[Saved entries]
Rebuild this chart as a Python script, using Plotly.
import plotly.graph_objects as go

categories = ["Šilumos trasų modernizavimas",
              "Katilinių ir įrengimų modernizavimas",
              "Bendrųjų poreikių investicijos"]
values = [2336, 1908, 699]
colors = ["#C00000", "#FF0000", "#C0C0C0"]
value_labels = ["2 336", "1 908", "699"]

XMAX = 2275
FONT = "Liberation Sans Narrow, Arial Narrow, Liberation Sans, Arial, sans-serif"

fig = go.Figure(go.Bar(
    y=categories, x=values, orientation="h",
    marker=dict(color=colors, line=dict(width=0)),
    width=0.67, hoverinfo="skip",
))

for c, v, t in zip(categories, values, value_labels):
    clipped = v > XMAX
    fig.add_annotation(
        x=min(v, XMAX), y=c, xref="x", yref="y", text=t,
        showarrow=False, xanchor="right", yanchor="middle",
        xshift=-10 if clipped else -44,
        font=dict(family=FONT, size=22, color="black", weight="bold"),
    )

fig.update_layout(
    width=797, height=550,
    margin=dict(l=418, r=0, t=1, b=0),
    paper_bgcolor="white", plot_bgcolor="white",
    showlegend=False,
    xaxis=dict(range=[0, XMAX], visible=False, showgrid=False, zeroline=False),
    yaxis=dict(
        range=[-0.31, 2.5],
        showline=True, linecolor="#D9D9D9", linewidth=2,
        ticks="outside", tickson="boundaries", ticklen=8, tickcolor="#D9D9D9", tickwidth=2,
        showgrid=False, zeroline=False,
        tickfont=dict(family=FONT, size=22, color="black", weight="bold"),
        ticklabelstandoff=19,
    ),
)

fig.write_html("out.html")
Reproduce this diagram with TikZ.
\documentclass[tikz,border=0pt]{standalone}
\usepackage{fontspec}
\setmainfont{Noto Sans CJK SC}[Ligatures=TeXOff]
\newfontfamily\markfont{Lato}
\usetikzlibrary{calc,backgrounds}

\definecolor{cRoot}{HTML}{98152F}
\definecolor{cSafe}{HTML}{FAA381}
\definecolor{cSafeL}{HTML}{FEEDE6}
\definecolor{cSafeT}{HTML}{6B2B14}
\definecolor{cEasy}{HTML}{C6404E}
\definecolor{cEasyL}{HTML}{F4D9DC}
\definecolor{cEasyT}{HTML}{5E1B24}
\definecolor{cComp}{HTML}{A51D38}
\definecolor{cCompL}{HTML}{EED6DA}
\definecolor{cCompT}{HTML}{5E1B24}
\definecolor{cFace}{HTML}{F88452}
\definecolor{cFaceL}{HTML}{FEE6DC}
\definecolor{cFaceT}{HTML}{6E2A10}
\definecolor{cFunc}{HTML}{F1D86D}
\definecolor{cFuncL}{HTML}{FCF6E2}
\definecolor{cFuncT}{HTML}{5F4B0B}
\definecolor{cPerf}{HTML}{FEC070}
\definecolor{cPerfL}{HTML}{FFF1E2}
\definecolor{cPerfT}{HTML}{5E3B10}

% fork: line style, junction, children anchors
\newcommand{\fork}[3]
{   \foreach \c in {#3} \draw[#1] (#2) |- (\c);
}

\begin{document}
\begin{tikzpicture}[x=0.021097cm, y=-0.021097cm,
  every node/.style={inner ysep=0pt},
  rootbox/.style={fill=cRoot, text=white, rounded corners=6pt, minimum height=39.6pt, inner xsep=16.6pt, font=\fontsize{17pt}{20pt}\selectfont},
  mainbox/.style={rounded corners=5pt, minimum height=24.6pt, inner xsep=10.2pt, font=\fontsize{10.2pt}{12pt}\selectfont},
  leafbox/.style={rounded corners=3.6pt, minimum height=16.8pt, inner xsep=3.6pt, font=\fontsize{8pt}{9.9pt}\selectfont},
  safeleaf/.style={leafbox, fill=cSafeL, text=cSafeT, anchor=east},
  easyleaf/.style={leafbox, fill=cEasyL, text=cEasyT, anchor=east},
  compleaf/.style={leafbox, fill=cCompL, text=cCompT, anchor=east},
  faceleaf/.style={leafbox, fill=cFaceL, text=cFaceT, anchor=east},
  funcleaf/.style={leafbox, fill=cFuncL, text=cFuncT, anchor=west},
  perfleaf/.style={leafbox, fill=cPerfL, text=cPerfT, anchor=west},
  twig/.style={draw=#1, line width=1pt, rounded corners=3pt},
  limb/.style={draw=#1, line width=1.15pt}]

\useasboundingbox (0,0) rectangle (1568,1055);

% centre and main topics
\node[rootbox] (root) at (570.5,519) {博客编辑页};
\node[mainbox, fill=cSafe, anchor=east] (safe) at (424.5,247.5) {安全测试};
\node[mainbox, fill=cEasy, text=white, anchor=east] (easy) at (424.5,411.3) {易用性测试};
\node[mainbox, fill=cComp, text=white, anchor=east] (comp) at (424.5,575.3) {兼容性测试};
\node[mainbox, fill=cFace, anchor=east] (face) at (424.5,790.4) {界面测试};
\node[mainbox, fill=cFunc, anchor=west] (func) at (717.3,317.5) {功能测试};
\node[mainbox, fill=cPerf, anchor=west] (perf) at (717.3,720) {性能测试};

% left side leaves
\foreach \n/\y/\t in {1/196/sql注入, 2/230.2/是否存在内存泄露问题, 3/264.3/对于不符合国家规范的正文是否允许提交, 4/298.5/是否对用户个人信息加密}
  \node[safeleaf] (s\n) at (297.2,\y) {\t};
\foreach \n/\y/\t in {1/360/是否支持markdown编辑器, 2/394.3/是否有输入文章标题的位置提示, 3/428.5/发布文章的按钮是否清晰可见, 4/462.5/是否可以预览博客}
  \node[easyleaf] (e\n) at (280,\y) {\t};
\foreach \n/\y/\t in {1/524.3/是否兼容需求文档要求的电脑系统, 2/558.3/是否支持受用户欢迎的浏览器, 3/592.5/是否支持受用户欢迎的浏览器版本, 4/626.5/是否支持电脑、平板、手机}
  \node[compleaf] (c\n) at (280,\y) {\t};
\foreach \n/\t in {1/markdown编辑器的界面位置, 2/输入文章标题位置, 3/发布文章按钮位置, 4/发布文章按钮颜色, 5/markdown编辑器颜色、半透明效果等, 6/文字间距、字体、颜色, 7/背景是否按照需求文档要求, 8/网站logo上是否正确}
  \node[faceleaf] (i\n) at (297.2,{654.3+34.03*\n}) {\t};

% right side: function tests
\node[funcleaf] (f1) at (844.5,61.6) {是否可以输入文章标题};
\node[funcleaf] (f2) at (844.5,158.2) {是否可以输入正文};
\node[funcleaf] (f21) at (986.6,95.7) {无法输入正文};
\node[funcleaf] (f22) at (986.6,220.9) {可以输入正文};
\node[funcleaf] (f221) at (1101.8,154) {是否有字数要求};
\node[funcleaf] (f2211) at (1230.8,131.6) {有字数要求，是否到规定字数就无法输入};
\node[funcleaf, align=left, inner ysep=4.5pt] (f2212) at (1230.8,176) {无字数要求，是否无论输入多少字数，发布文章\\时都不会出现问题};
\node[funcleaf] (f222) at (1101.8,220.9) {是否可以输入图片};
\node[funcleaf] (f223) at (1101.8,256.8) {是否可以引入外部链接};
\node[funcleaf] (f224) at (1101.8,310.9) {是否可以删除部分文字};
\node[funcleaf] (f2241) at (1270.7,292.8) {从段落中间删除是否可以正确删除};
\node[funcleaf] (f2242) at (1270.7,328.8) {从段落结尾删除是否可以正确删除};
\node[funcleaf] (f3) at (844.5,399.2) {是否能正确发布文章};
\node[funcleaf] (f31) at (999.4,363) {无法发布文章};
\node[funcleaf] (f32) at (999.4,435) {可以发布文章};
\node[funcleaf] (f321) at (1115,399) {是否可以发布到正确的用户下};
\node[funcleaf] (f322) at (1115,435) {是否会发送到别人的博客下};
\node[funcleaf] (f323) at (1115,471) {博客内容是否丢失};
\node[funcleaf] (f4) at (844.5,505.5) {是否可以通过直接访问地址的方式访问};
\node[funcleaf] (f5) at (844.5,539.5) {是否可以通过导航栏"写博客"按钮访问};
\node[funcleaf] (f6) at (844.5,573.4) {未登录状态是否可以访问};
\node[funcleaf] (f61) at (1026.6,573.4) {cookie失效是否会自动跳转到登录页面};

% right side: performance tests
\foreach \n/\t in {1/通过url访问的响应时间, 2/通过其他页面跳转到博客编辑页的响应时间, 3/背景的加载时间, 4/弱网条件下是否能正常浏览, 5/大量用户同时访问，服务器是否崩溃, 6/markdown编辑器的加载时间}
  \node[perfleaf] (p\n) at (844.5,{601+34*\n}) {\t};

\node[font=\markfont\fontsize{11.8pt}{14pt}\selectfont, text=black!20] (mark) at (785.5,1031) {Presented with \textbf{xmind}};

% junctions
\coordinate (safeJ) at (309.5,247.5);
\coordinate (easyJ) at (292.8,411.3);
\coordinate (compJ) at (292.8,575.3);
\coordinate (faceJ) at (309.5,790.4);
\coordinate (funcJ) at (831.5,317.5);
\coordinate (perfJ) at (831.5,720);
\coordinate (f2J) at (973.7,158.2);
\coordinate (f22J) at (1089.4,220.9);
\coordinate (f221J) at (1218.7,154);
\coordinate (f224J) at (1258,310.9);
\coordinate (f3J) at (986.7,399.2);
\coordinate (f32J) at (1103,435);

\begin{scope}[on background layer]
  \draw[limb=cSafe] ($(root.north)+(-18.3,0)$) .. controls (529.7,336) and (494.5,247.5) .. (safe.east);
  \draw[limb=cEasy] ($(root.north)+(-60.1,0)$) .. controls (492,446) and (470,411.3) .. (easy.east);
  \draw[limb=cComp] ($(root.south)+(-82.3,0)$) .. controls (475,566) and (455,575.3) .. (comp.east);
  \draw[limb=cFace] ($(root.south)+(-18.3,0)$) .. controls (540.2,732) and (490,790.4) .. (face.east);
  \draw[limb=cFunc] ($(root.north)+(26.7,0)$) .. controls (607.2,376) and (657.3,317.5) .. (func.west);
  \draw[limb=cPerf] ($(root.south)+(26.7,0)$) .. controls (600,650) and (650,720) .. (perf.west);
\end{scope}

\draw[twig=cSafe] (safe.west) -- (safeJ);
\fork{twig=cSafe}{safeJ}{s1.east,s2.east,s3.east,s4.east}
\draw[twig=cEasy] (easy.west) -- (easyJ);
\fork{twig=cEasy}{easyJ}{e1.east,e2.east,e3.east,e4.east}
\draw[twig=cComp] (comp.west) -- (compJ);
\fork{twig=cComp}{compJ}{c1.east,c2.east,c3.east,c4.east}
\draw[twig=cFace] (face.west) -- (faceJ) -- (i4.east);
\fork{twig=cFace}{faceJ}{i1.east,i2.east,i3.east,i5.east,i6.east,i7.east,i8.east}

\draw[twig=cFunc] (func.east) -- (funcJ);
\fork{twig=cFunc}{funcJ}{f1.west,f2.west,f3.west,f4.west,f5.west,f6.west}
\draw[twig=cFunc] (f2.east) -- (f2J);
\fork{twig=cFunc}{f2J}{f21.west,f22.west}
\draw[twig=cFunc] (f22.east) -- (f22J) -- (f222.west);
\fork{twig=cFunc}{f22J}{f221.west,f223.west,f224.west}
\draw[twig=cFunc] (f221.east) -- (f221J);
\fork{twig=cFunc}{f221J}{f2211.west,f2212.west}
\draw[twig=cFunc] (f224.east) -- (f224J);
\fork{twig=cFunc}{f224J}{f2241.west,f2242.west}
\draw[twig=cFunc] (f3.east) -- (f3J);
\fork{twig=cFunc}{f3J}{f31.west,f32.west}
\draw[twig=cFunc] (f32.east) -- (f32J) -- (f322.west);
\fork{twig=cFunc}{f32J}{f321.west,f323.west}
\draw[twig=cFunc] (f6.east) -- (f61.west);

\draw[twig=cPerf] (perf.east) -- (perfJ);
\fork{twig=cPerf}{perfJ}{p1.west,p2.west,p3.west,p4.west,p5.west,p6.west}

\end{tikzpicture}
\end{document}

WHAT IS REQUIRED =
From the opening line of the data above, please print each line as written up to and including the line that contains "Sans Narrow, Arial", and nothing more.

REPLY =
Rebuild this chart as a Python script, using Plotly.
import plotly.graph_objects as go

categories = ["Šilumos trasų modernizavimas",
              "Katilinių ir įrengimų modernizavimas",
              "Bendrųjų poreikių investicijos"]
values = [2336, 1908, 699]
colors = ["#C00000", "#FF0000", "#C0C0C0"]
value_labels = ["2 336", "1 908", "699"]

XMAX = 2275
FONT = "Liberation Sans Narrow, Arial Narrow, Liberation Sans, Arial, sans-serif"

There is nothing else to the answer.